In 1903, Herlin was paid as an extra engraver at the Kingdom's general cartography with a daily working time of 5 hours, but she did not get annual leave until 1908.

=== European trip ===
In 1906, the King granted Maj. Olga Herlin SEK 500 in scholarship from an Arbetarna travel grant. The purpose was further education in the art of copper engraving and to gain closer knowledge of heliogravure retouching and the execution of engravings for different color prints. Between June and September, she visited the map works in Copenhagen, Berlin and Vienna. Her travel report from the trip describes in detail the methods used at these institutions. For example, the Danish Sea Chart Office was using a new method for laying the copper plate, which she then introduced in Sweden.

An office was established for the Kingdom's general cartography in 1912, but as it did not employ a female engraver so Herlin could not be offered regular employment. From 1 July 1923, she was employed as an extra executive with 6 hours of daily working time, but not until 1927 could she apply for and obtain a regular position as an engraver. On 1 February of that year, she was appointed as a regular engraver at the Swedish National Mapping Authority.

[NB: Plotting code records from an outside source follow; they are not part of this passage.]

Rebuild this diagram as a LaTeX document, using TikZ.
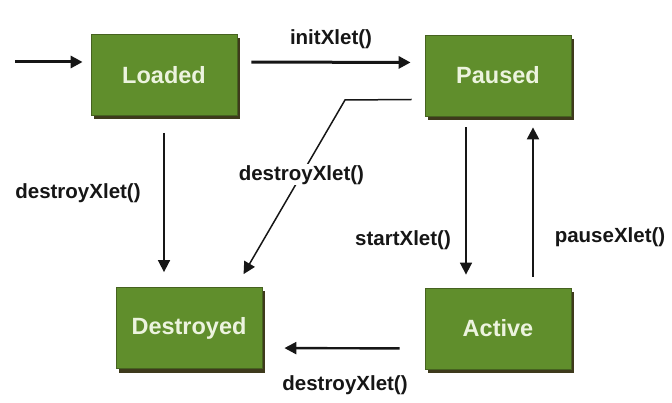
\documentclass[tikz,border=0pt]{standalone}
\usepackage{fontspec}
\setmainfont{Liberation Sans}
\usetikzlibrary{arrows.meta,shadows}
\definecolor{boxgreen}{RGB}{96,142,44}
\definecolor{boxedge}{RGB}{70,98,32}
\definecolor{boxshade}{RGB}{62,58,28}
\definecolor{boxtext}{RGB}{236,243,222}
\definecolor{ink}{RGB}{22,22,22}
\begin{document}
\begin{tikzpicture}[x=1pt,y=-1pt,
  state/.style={draw=boxedge, line width=0.8pt, fill=boxgreen,
    minimum width=146pt, minimum height=81pt, inner sep=0pt,
    font=\fontsize{23.5}{25}\selectfont\bfseries, text=boxtext,
    drop shadow={shadow xshift=3pt, shadow yshift=-4pt, fill=boxshade, opacity=1}},
  lbl/.style={font=\fontsize{20.5}{22}\selectfont\bfseries, text=ink, inner sep=1pt},
  arr/.style={draw=ink, -{Triangle[length=12pt,width=12pt]}},
  thickarr/.style={arr, line width=3pt},
  thinarr/.style={arr, line width=1.7pt}]
  \useasboundingbox (0,0) rectangle (672,403);

  % states
  \node[state] (loaded)    at (164,75)    {Loaded};
  \node[state] (paused)    at (498,75.5)  {Paused};
  \node[state] (active)    at (498,328.5) {Active};
  \node[state] (destroyed) at (189,328)   {Destroyed};

  % entry transition
  \coordinate (entry) at (15,62);
  \draw[thickarr, shorten >=8pt] (entry) -- (entry -| loaded.west);

  % Loaded -> Paused
  \draw[thickarr, shorten <=14pt, shorten >=14pt]
    ([yshift=13pt]loaded.east) -- node[lbl, above=11pt] {initXlet()} ([yshift=13pt]paused.west);

  % Loaded -> Destroyed
  \draw[thinarr, shorten <=17pt, shorten >=15pt]
    (loaded.south) -- (loaded.south |- destroyed.north);
  \node[lbl] (lblLD) at (78,193) {destroyXlet()};

  % Paused -> Destroyed
  \coordinate (bend) at (345,100);
  \draw[thinarr, line width=1.5pt, shorten >=15pt]
    ([yshift=-24pt,xshift=-13pt]paused.west) -- (bend)
    -- node[lbl, fill=white, pos=0.4] {destroyXlet()} ([xshift=47pt]destroyed.north);

  % Paused -> Active
  \draw[thinarr, shorten <=11pt, shorten >=13pt]
    ([xshift=-32pt]paused.south) -- ([xshift=-32pt]active.north);
  \node[lbl] (lblPA) at (403,240) {startXlet()};

  % Active -> Paused
  \draw[thinarr, line width=2.2pt, shorten <=11pt, shorten >=11pt]
    ([xshift=35pt]active.north) -- ([xshift=35pt]paused.south);
  \node[lbl] (lblAP) at (610,237) {pauseXlet()};

  % Active -> Destroyed
  \draw[thickarr, line width=2.4pt, shorten <=25pt, shorten >=22pt]
    ([yshift=-20pt]active.west) -- ([yshift=-20pt]destroyed.east);
  \node[lbl] (lblAD) at (345,385) {destroyXlet()};
\end{tikzpicture}
\end{document}
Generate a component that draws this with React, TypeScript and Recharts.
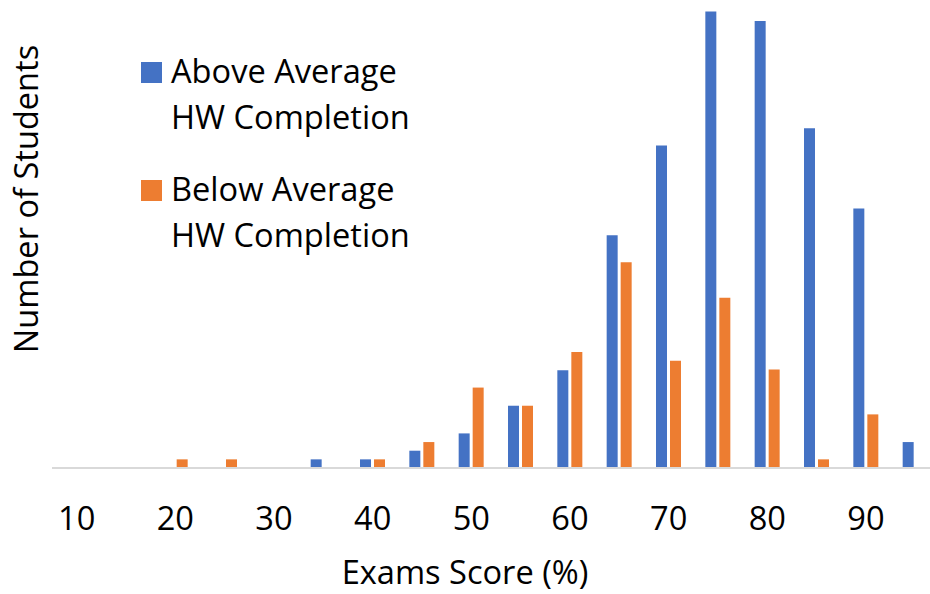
import React from "react";
import { BarChart, Bar, XAxis, YAxis, Label } from "recharts";

// exam score buckets (%), every other one gets a tick label
const CATEGORIES = ["10", "15", "20", "25", "30", "35", "40", "45", "50", "55", "60", "65", "70", "75", "80", "85", "90", "95"];
const ABOVE_AVG = [0, 0, 0, 0, 0, 1, 1, 2, 4, 7.2, 11.3, 26.9, 37.3, 52.8, 51.7, 39.3, 30, 3];
const BELOW_AVG = [0, 0, 1, 1, 0, 0, 1, 3, 9.3, 7.2, 13.4, 23.8, 12.4, 19.7, 11.4, 1, 6.2, 0];

const SERIES = [
  { key: "above", lines: ["Above Average", "HW Completion"], color: "#4472C4" },
  { key: "below", lines: ["Below Average", "HW Completion"], color: "#ED7D31" },
];

const data = CATEGORIES.map((score, i) => ({
  score,
  above: ABOVE_AVG[i],
  below: BELOW_AVG[i],
}));

const FONT = "'Open Sans', sans-serif";
const FS = 32.6;

function XTitle({ viewBox }: any) {
  return (
    <text x={viewBox.x + 413} y={viewBox.y + 116} textAnchor="middle" fontSize={FS} fontFamily={FONT} fill="#000">
      Exams Score (%)
    </text>
  );
}

function YTitle({ viewBox }: any) {
  const x = viewBox.x + 38;
  const y = 199;
  return (
    <text x={x} y={y} transform={`rotate(-90 ${x} ${y})`} textAnchor="middle" fontSize={FS} fontFamily={FONT} fill="#000">
      Number of Students
    </text>
  );
}

function LegendBox() {
  return (
    <svg width={930} height={594} style={{ position: "absolute", left: 0, top: 0, pointerEvents: "none" }}>
      {SERIES.map((s, i) => {
        const top = 62 + i * 118;
        return (
          <g key={s.key}>
            <rect x={141} y={top} width={21} height={21} fill={s.color} />
            {s.lines.map((line, j) => (
              <text key={j} x={171} y={top + 21 + j * 45.5} fontSize={FS} fontFamily={FONT} fill="#000">
                {line}
              </text>
            ))}
          </g>
        );
      })}
    </svg>
  );
}

export default function App() {
  return (
    <div style={{ position: "fixed", left: 0, top: 0, width: 930, height: 594, overflow: "hidden", background: "#fff" }}>
      <BarChart width={940} height={594} data={data} margin={{ top: 1, right: 0, bottom: 0, left: 0 }} barSize={11} barGap={3}>
        <XAxis
          dataKey="score"
          interval={1}
          tickLine={false}
          tickSize={0}
          tickMargin={39}
          height={126}
          axisLine={{ stroke: "#D9D9D9", strokeWidth: 2 }}
          tick={{ fontSize: FS, fontFamily: FONT, fill: "#000" }}
        >
          <Label content={XTitle} />
        </XAxis>
        <YAxis width={52} domain={[0, 54]} tick={false} tickLine={false} axisLine={false}>
          <Label content={YTitle} />
        </YAxis>
        {SERIES.map((s) => (
          <Bar key={s.key} dataKey={s.key} fill={s.color} isAnimationActive={false} />
        ))}
      </BarChart>
      <LegendBox />
    </div>
  );
}
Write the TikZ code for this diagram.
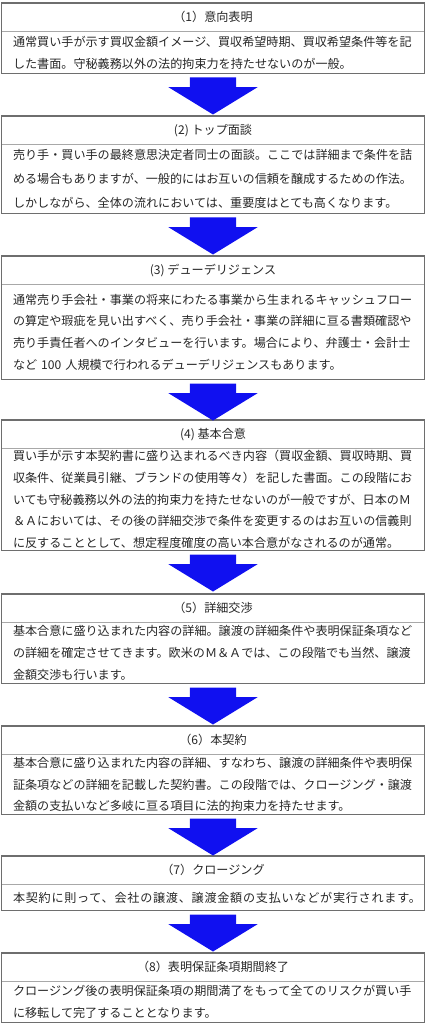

Olga Herlin had then worked at the plant for 37 years. Despite this long period of service, the current salary regulations did not allow any credit for advancement in salary class, so she was placed in the lowest level within her salary grade.

=== Pension denied ===
In February 1927, Herlin asked the King Gustaf V to credit her service with her previous unofficial employment at the office so she could qualify for a pension. While the majority of the wages commission members supported her petition, the chair opposed it. The government agreed with the chair and the promotion and opportunity for a pension were denied.

In the first parliamentary chamber in 1928, Member of Parliament Kerstin Hesselgren motioned for Herlin to be credited with half of her service time in order to be promoted in salary class, which was necessary to qualify for a pension. Hesselgren underlined the absurdity that a much younger engraver was being paid better than one with 37 years behind her in the profession. In the chamber, Hesselgren appealed to the King noting that her action had the support of Parliament. By the Mapping Authority's regulatory letter in June 1929, Olga Herlin was finally promoted to a higher salary class.

Beginning 1 January 1935, Olga Herlin was granted leave and entitled to a pension. In the same month, for her long, well-deserved service, she was awarded the gold medal For Zeal and Honesty in the Service of the Kingdom. She did not completely lay down her tools, but undertook engraving and retouching work until 1940.

=== Legacy ===
Olga Herlin was the first woman to be elected to the Swedish Cartographic Society in 1920, reflecting her engraving expertise.

Herlin never started a family. She died on 24 April 1965, in Stockholm and is buried in the family grave at the Norra cemetery in Solna.